Partial Sum Quantization for Reducing ADC Size in ReRAM-Based Neural Network Accelerators

While resistive random-access memory (ReRAM) crossbar arrays have the potential to significantly accelerate deep neural network (DNN) training through fast and low-cost matrix-vector multiplication, peripheral circuits like analog-to-digital converters (ADCs) create a high overhead. These ADCs consume over half of the chip power and a considerable portion of the chip cost. To address this challenge, we propose advanced quantization techniques that can significantly reduce the ADC overhead of ReRAM crossbar arrays (RCAs). Our methodology interprets ADC as a quantization mechanism, allowing us to scale the range of ADC input optimally along with the weight parameters of a DNN, resulting in multiple-bit reduction in ADC precision. This approach reduces ADC size and power consumption by several times, and it is applicable to any DNN type (binarized or multibit) and any RCA size.
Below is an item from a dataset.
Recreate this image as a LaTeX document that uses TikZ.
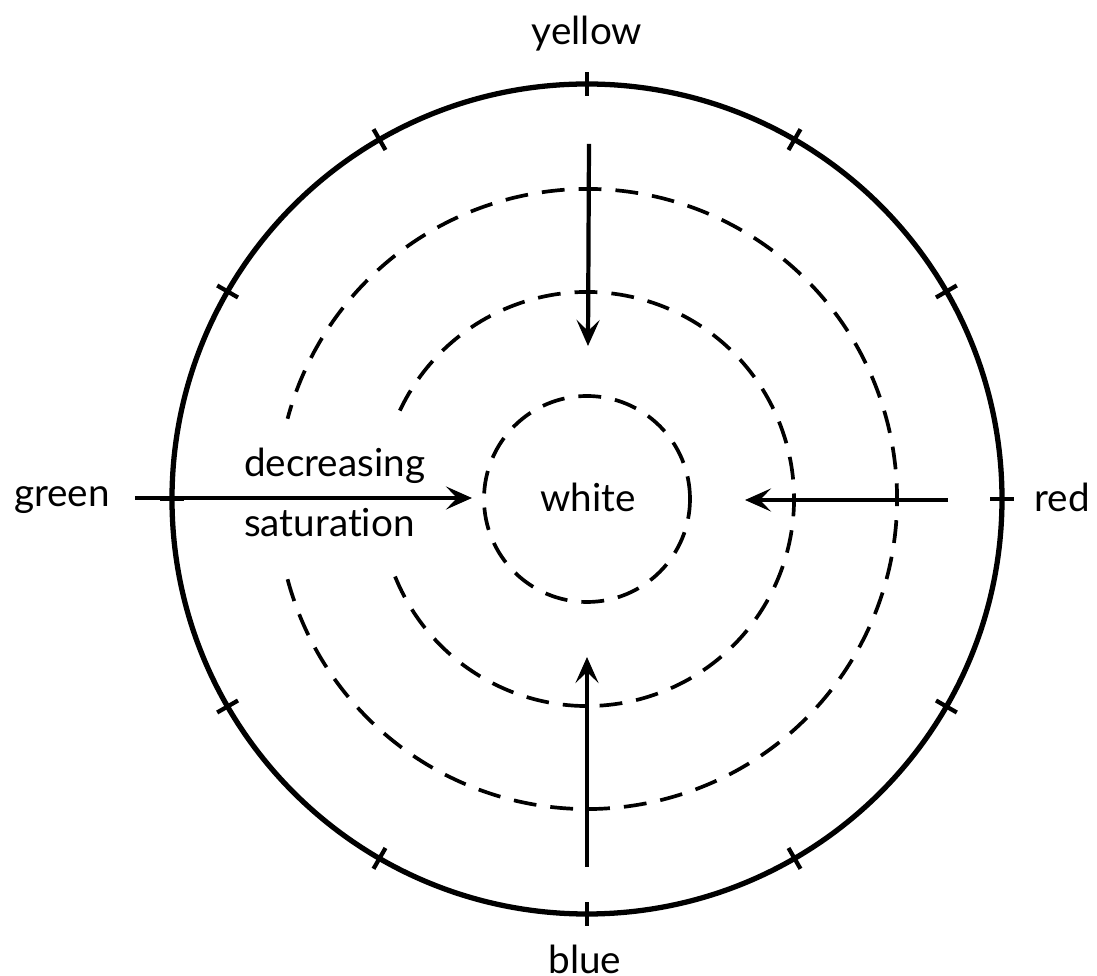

Additionally, we propose ways to minimize the overhead of the digital scaler, which is an essential part of our scheme and sometimes required. Our experimental results using ResNet-18 on the ImageNet dataset demonstrate that our method can reduce the size of the ADC by 32 times compared to ISAAC with only a minimal accuracy loss degradation of 0.24%. We also present evaluation results in the presence of ReRAM nonideality (such as stuck-at fault).